Sur la forme, je regretterai que ce texte, annoncé depuis le début du quinquennat, ne vienne qu’en fin de législature et surtout en procédure accélérée. Non que nous voulions absolument ajouter du temps au temps, mais sur plusieurs points, une seconde lecture n’aurait pas été inutile, ne serait-ce que pour se mettre au carré, si j’ose dire, avec les textes européens. Je pense en particulier à ce fameux règlement qui s’appliquera à partir du 25 mai 2018 et que nous avons parfois bousculé, nous appuyant dessus avant de le fouler aux pieds, utilisant les uns et les autres des arguments quelque peu contradictoires. Je crains que ce règlement ne se rappelle à notre bon souvenir dans les mois et les années qui viennent : il faudra sans doute retravailler certains points.
Cela dit, l’avancée est réelle.
Une seconde lecture aurait aussi permis de nous assurer que nous n’adoptions pas des rédactions à la limite du droit, afin de prévenir de délicats problèmes de mise en oeuvre.
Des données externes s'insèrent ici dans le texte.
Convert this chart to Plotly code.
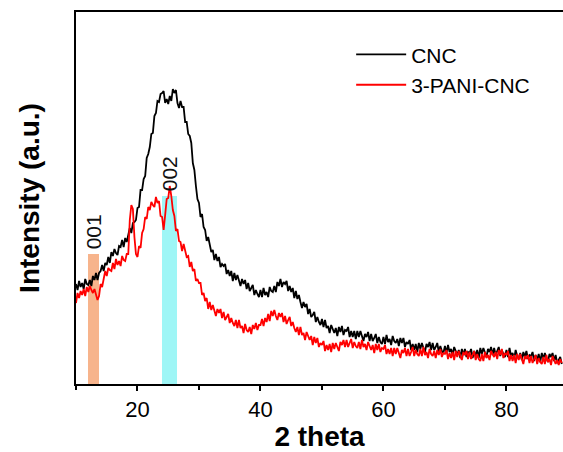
import plotly.graph_objects as go

# 2-theta grid: 10 .. 89 deg in 0.25 deg steps
theta_start = 10.0
theta_step = 0.25

cnc = [
    100, 94, 103, 97, 101, 95, 105, 100,
    99, 104, 98, 108, 104, 111, 104, 111,
    113, 119, 113, 121, 119, 127, 121, 132,
    128, 135, 131, 129, 138, 137, 144, 137,
    146, 142, 149, 156, 151, 161, 162, 164,
    176, 177, 194, 194, 205, 208, 226, 230,
    237, 250, 251, 268, 271, 283, 282, 290,
    291, 293, 281, 285, 280, 288, 283, 295,
    291, 294, 281, 276, 283, 277, 277, 262,
    262, 250, 248, 241, 221, 214, 198, 185,
    181, 167, 170, 157, 154, 143, 147, 138,
    132, 134, 124, 130, 123, 127, 117, 120,
    118, 120, 110, 114, 108, 113, 103, 111,
    104, 109, 103, 98, 105, 100, 104, 95,
    101, 93, 96, 99, 89, 94, 90, 87,
    94, 87, 96, 89, 92, 87, 97, 93,
    92, 98, 92, 102, 98, 105, 97, 102,
    100, 103, 93, 98, 92, 96, 86, 93,
    85, 89, 82, 76, 82, 77, 80, 70,
    75, 67, 69, 72, 62, 67, 62, 59,
    65, 57, 64, 56, 58, 51, 59, 54,
    51, 56, 48, 57, 52, 58, 49, 54,
    53, 57, 47, 53, 47, 53, 45, 53,
    47, 53, 47, 43, 50, 47, 52, 43,
    50, 43, 46, 50, 41, 47, 42, 40,
    47, 40, 49, 42, 45, 39, 48, 43,
    41, 45, 38, 46, 41, 46, 37, 42,
    40, 44, 34, 40, 34, 40, 32, 41,
    35, 41, 36, 32, 40, 37, 42, 34,
    41, 34, 37, 41, 32, 38, 33, 31,
    38, 31, 39, 32, 35, 29, 37, 32,
    29, 34, 26, 35, 29, 35, 27, 32,
    31, 35, 26, 33, 28, 34, 26, 36,
    30, 36, 31, 27, 35, 32, 37, 29,
    36, 29, 33, 37, 28, 34, 30, 27,
    34, 27, 36, 28, 31, 25, 34, 28,
    26, 31, 24, 32, 27, 33, 25, 29,
    28, 32, 23, 29, 24, 30, 22, 31,
    25, 31, 26, 22, 30, 27, 31, 23,
    29, 21, 24, 27, 20,
]

pani_cnc = [
    81, 91, 86, 93, 89, 95, 88, 97,
    92, 98, 94, 91, 95, 88, 84, 88,
    100, 97, 105, 113, 108, 116, 114, 113,
    121, 115, 125, 119, 123, 118, 128, 124,
    123, 130, 130, 164, 179, 175, 147, 130,
    127, 138, 136, 151, 155, 167, 165, 177,
    174, 182, 179, 177, 187, 181, 183, 168,
    167, 154, 169, 185, 186, 198, 188, 174,
    168, 153, 155, 143, 142, 133, 140, 132,
    127, 128, 117, 122, 113, 115, 103, 105,
    101, 101, 89, 91, 83, 86, 75, 82,
    74, 79, 73, 68, 75, 71, 75, 66,
    72, 64, 67, 70, 61, 66, 61, 58,
    64, 56, 64, 56, 58, 51, 60, 54,
    52, 57, 50, 59, 55, 61, 54, 59,
    59, 65, 58, 66, 62, 70, 63, 73,
    68, 74, 68, 64, 71, 67, 71, 62,
    68, 60, 64, 67, 58, 62, 56, 52,
    57, 49, 57, 49, 51, 44, 52, 47,
    44, 48, 39, 47, 41, 46, 37, 41,
    39, 43, 33, 39, 34, 40, 32, 41,
    35, 41, 37, 33, 42, 39, 44, 37,
    44, 37, 41, 45, 36, 42, 38, 36,
    42, 35, 44, 37, 40, 34, 42, 37,
    34, 39, 31, 40, 34, 40, 32, 36,
    35, 39, 30, 35, 30, 36, 28, 36,
    30, 36, 31, 26, 34, 31, 36, 28,
    35, 28, 32, 37, 28, 34, 30, 28,
    35, 28, 37, 29, 32, 26, 35, 30,
    28, 33, 26, 34, 29, 35, 27, 31,
    30, 34, 25, 31, 26, 32, 24, 33,
    27, 33, 28, 24, 32, 29, 33, 25,
    32, 25, 29, 33, 24, 30, 25, 23,
    30, 23, 32, 26, 29, 24, 33, 29,
    27, 32, 25, 34, 29, 35, 26, 31,
    29, 33, 23, 29, 23, 29, 21, 30,
    24, 30, 24, 20, 28, 25, 29, 21,
    28, 21, 25, 29, 20, 26, 22, 20,
    27, 20, 29, 22, 25, 19, 28, 23,
    20, 24, 19, 25, 21,
]

# reflection markers
peak_labels = ["001", "002"]
peak_center = [12.9, 25.25]
peak_width = [1.8, 2.4]
peak_height = [130, 188]
peak_colors = ["#F7B48C", "#9EF6F6"]

x_cnc = [theta_start + theta_step * i for i in range(len(cnc))]
x_pani = [theta_start + theta_step * i for i in range(len(pani_cnc))]

FONT = "Liberation Sans, Arial, sans-serif"

fig = go.Figure()
fig.add_trace(go.Bar(x=peak_center, y=peak_height, width=peak_width,
                     marker=dict(color=peak_colors, line=dict(width=0)),
                     showlegend=False, hoverinfo="skip"))
fig.add_trace(go.Scatter(x=x_cnc, y=cnc, mode="lines", name="CNC",
                         line=dict(color="black", width=1.8)))
fig.add_trace(go.Scatter(x=x_pani, y=pani_cnc, mode="lines", name="3-PANI-CNC",
                         line=dict(color="#FF0000", width=1.8)))

for lab, xc, h in zip(peak_labels, peak_center, peak_height):
    fig.add_annotation(x=xc, y=h, text=lab, showarrow=False, textangle=-90,
                       yanchor="bottom", xanchor="center", yshift=3,
                       font=dict(family=FONT, size=21, color="#111111"))

fig.update_layout(
    width=563, height=452,
    margin=dict(l=76, r=0, t=12, b=68, autoexpand=False),
    paper_bgcolor="white", plot_bgcolor="white",
    font=dict(family=FONT, color="black"),
    showlegend=True,
    legend=dict(x=0.565, y=0.94, xanchor="left", yanchor="top",
                itemwidth=50,
                font=dict(family=FONT, size=21, color="black"),
                bgcolor="rgba(0,0,0,0)", tracegroupgap=0),
    bargap=0,
)
fig.update_xaxes(range=[10, 89.2], showgrid=False, zeroline=False,
                 automargin=False,
                 showline=True, linecolor="black", linewidth=2, mirror=True,
                 ticks="outside", ticklen=5, tickwidth=1.5, tickcolor="black",
                 tickvals=[20, 40, 60, 80], ticktext=["20", "40", "60", "80"],
                 tickfont=dict(family=FONT, size=22, color="black"),
                 minor=dict(tickvals=[10, 30, 50, 70], ticks="outside",
                            ticklen=4, tickwidth=1.5, tickcolor="black"),
                 title=dict(text="<b>2 theta</b>", standoff=10,
                            font=dict(family=FONT, size=28, color="black")))
fig.update_yaxes(range=[0, 372], showgrid=False, zeroline=False,
                 automargin=False,
                 showline=True, linecolor="black", linewidth=2, mirror=False,
                 ticks="", showticklabels=False,
                 title=dict(text="<b>Intensity (a.u.)</b>", standoff=26,
                            font=dict(family=FONT, size=28, color="black")))

fig.write_html("out.html", config={"displayModeBar": False},
               post_script="document.body.style.margin='0px';")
Nous pourrions encore parler de quelques improvisations dans la présentation des amendements qui n’ont pas toujours facilité le débat.
Quoi qu’il en soit, sur le fond, nous aboutissons à plusieurs points positifs comme l’ouverture des données publiques, le droit à l’oubli pour les mineurs ou le sort des données personnelles à la mort de l’intéressé : voilà des avancées concrètes, précises, palpables pour nos concitoyens.
J’évoquerai aussi le renforcement des pouvoirs de la Commission nationale de l’informatique et des libertés : le commissaire à la CNIL que je suis, comme tous les autres membres du collège, sont sensibles à la cohérence donnée à cette autorité administrative indépendante, même si celle-ci devra s’adapter dans les années à venir à ce texte comme au règlement européen.
Les débats parlementaires ont permis d’enrichir le projet de manière équilibrée sur l’encadrement des locations de meublés pour des courtes durées : l’enregistrement, le plafond des 120 nuitées et la suppression de l’obligation de déclaration des revenus font que l’ensemble des professionnels sont relativement satisfaits, sans que nous ayons cassé pour autant une économie nouvelle qui est en train d’émerger. Je refuse l’ubérisation de la société, mais nous ne pouvons pas refuser les évolutions. Encore faut-il maintenir l’équilibre en matière de concurrence et prévoir des règles valables pour tous.
Un équilibre a été trouvé sur la liberté de panorama. Il sera désormais possible de déroger au droit d’auteur pour les reproductions et représentations d’oeuvres architecturales.
Nous avons encore trouvé un équilibre sur la répression pénale de la diffusion d’images à caractère sexuel sans le consentement de la personne, à l’article 33 quater. C’était à l’évidence un point important.
Vous avez évoqué l’accès des personnes sourdes et malentendantes aux services téléphoniques. C’est une grande avancée qui sera bénéfique à l’ensemble de la société.
Mais nous avons toujours quelques préoccupations et nous restons vigilants. Ainsi, l’ensemble de notre territoire n’est pas aussi bien desservi qu’il le devrait en termes de couverture numérique et les moyens mis à la disposition des collectivités – même si celles-ci doivent s’engager de leur côté – sont insuffisants.
Je déplore enfin l’absence de certaines mesures, concernant notamment le numérique et les entreprises. Elles avaient été renvoyées au projet dit « Macron 2 », mais peut-être ce texte est-il lui aussi « en marche ». Nous verrons ce qu’il en adviendra.
Pour conclure, ce texte n’institue peut-être pas une « République numérique » mais, sans doute, s’en approche. Malgré ses manques, le groupe Les Républicains a adopté une position d’abstention bienveillante qui n’exclut nullement le vote favorable d’un certain nombre de parlementaires qui ont suivi l’examen de ce texte.